Selon nous, à partir du moment où rien de concret n’est annoncé du côté du QT, la solution la plus souhaitable serait un +50bp le 14 décembre et +25bp le 1er février avant une pause pour évaluer les premiers effets du tightening un peu moins d’un an après la première hausse de 25bp du 16 mars 2022. Au risque de paraître pour de vieux radoteurs, nous réaffirmons que le jour où la Fed stoppera sa politique de hausse de taux, elle ne restera pas inactive pour autant car continuer de réduire la taille de son bilan à hauteur de 95 milliards par mois est tout sauf anodin.

NFP, mid-terms et CPI

Cette semaine va être plutôt chargée et elle a déjà commencé vendredi dernier avec les chiffres de l’emploi, les NFP, qui ont surpris par leur vigueur. Nous n’allons pas nous attarder trop longtemps sur le taux de chômage qui passe de 3,5% à 3,7%, tout le monde connait son mode de calcul et sa fiabilité toute relative. Ce qui a le plus étonné, c’est le chiffre de créations d’emplois, 261'000, alors que les marchés s’attendaient à passer sous la barre des 200'000. Mais ce n’est pas tout puisque les 263'000 créations du mois précédent ont été révisées à +315'000! Nous sommes donc encore très loin des 150'000, considérés généralement comme un signe avant-coureur d’un retournement du marché du travail.

Désormais, tous les yeux seront rivés sur le CPI d’après-demain pour savoir si (enfin) le CPI passe sous la barre des 8% et le CPI hors alimentation et énergie sous les 6,5%. Si les chiffres d’inflation déplaisent aux marchés, ils réagiront sur le coup mais se rassureront en se disant que ce n’est pas si grave puisque la Fed regarde le PCE Deflator.

Avec quatre hausses consécutives de 75bp chacune, la banque centrale américaine ne pouvait guère être plus hawkish.

Personne n’aura oublié que nous sommes aujourd’hui le 8 novembre et qu’entre les NFP de vendredi et le CPI d’après-demain, une élection majeure va se dérouler.
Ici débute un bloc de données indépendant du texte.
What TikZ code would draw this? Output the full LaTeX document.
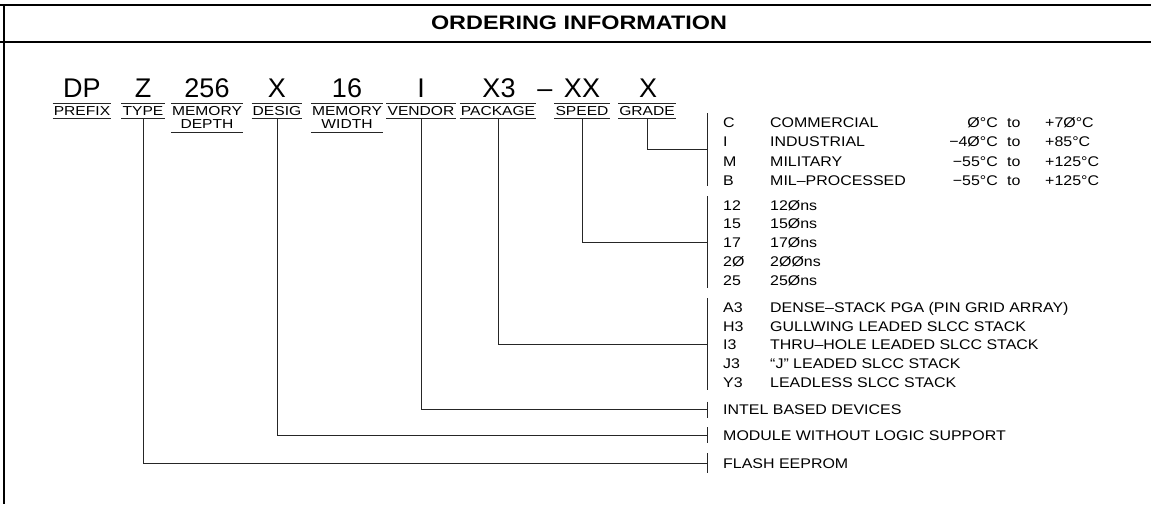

Les Démocrates auront tout fait pour minimiser l’impact de l’inflation dans l’opinion et ce serait faire preuve de mauvaise foi de leur part d’accuser la Fed de ne pas les avoir aidés. Avec quatre hausses consécutives de 75bp chacune, la banque centrale ne pouvait guère être plus hawkish. Une fois «débarrassée» de cette échéance politique, la Réserve fédérale pourra faire un peu plus de fine tuning.

Sur les marchés obligataires, cela signifie que la partie courte de la courbe (2-5 ans) peut encore être chahutée mais que sur les taux longs, il va sans doute falloir bientôt passer à l’action. Les crédits de bonne qualité à duration courte ont toujours notre préférence mais si les Treasuries 3-4 ans n’ont pas encore atteint leur point culminant, nous pourrons emmagasiner de meilleurs rendements dans notre gestion corporate bonds. Le dire c’est bien mais le faire c’est mieux: il reste un obstacle de taille dans ces marchés de gré à gré car une fois la bonne cible identifiée, il faut non seulement la trouver (nous refusons systématiquement de traiter les short offers) mais de surcroît au prix indiqué sur nos écrans. Ce n’est pas une mince affaire. A cette époque de l’année, nous avons coutume de dire que les marchés de crédits se mettent en trêve de fin d’année dès Thanksgiving mais en 2022, cela pourrait nous arriver bien plus tôt.